Uma das maiores contradições do pacto federativo brasileiro é o fato de que tributos recolhidos por um ente federativo são parcialmente repassados a outros. Ao mesmo tempo, o ente responsável pelo recolhimento de um tributo é também o único competente para renunciar o crédito no todo ou em partes. Isso leva a uma situação inusitada: se o Estado de Santa Catarina por qualquer razão oferece descontos de ICMS, estará indiretamente impactando os orçamentos municipais e federais que outrora contavam com o crédito renunciado.
Essa antinomia é responsável por algumas das maiores batalhas fiscais da história do país. Muitas delas nunca são conhecidas pelo contribuinte médio, pois impactam apenas o orçamento dos entes federativos envolvidos. A título de exemplo, em setembro de 2024 o STF rejeitou a ADI n.º 3837, que pretendia invalidar trecho de lei complementar que obrigava os Estados a repassarem aos municípios 25% do crédito de ICMS obtido por compensação ou transação tributária.

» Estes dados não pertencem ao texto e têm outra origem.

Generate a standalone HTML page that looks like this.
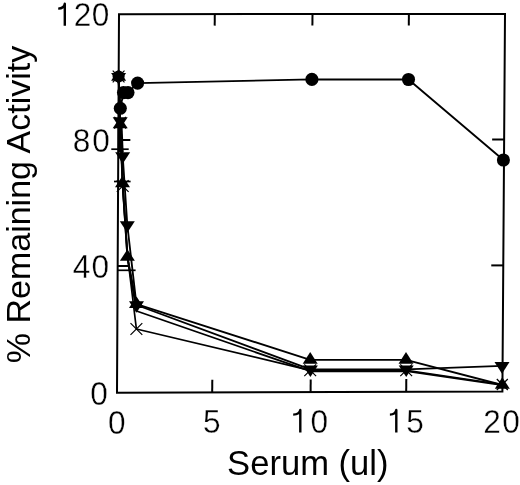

Mas há batalhas travadas pelos entes contra os próprios contribuintes. É o caso da histórica tentativa da União de tributar renúncias de ICMS como se renda fossem. Isso é feito principalmente com créditos presumidos – um benefício essencial para diversos ramos, como importação ou tecelagem. Segundo o Fisco, os créditos seriam uma vantagem patrimonial sujeita à tributação como qualquer outra.
O STJ resguardou o direito dos contribuintes pelo EREsp n.º 1.517.492/PR, proibindo a tributação federal de créditos presumidos. Em 2023, publicou o Tema n.º 1.182 para estender esse entendimento a outros tipos de benefícios de ICMS. O Governo Federal reagiu à Justiça através da desesperada Lei Ordinária n.º 14.789/2023, que essencialmente ressuscitou a manobra da União através da revogação dos dispositivos de Lei submetidos ao julgamento do EREsp n.º 1.517.492/PR e Tema n.º 1.182, substituindo-os por outros que, embora tivessem o mesmo efeito, por serem novos, não estariam sujeitos ao entendimento jurisprudencial vigente até que fossem apreciados pelos tribunais.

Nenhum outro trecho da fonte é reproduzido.